- _Problem requirements_
Wherever a line holds the word "matplotlib", copy that line out.

- _Given information_
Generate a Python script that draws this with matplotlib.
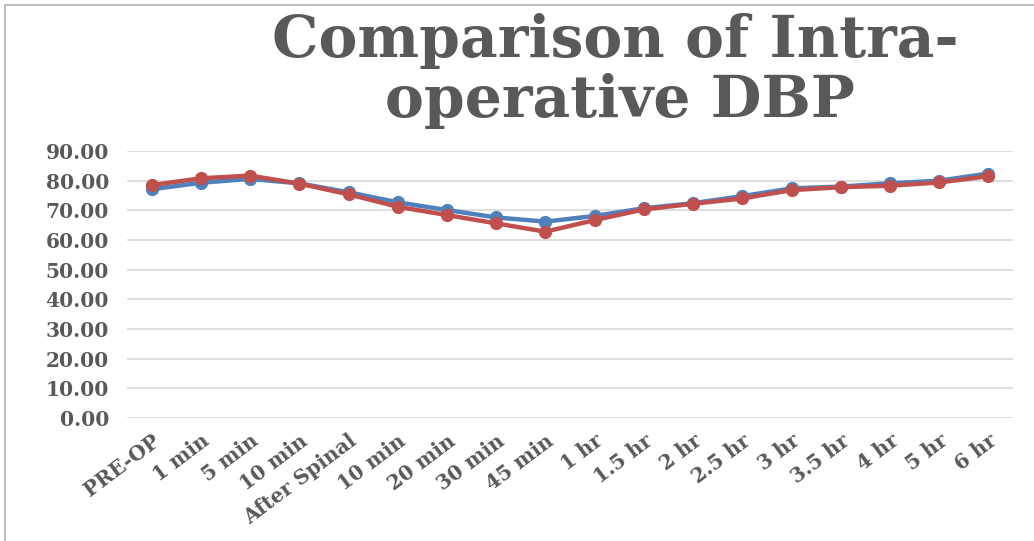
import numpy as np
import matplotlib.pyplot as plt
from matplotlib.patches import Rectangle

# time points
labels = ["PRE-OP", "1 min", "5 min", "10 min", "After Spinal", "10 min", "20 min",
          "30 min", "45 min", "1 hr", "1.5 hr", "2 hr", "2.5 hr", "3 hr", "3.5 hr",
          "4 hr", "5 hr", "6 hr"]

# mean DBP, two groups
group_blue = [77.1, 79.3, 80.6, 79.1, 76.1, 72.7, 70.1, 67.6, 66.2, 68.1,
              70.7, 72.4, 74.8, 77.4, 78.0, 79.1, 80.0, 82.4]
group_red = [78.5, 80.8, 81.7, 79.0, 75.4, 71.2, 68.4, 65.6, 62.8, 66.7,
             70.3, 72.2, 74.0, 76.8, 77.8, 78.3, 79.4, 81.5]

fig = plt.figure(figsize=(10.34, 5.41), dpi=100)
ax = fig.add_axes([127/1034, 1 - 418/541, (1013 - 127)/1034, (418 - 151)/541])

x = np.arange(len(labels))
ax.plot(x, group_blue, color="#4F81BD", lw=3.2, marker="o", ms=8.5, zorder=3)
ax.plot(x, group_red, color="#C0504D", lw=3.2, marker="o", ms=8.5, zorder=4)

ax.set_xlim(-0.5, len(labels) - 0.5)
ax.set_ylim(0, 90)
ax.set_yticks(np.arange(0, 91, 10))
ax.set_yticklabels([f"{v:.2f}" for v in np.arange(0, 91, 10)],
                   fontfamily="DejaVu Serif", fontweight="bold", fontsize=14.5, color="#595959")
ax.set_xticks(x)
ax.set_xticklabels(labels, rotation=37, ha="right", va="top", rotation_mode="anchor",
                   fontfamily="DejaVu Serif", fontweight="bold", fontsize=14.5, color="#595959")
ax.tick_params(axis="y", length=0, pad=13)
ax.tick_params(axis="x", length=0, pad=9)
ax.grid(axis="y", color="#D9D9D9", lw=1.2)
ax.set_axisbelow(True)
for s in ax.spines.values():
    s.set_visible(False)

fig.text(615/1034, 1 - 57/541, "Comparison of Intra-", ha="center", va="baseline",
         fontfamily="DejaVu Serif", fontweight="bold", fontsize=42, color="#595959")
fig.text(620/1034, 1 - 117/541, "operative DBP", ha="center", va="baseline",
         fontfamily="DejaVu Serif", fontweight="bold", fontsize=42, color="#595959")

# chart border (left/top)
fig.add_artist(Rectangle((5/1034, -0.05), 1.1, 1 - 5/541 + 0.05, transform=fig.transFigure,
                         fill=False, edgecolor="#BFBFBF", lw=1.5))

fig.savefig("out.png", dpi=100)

- _Solved problem_
Generate a Python script that draws this with matplotlib.
import matplotlib.pyplot as plt
from matplotlib.patches import Rectangle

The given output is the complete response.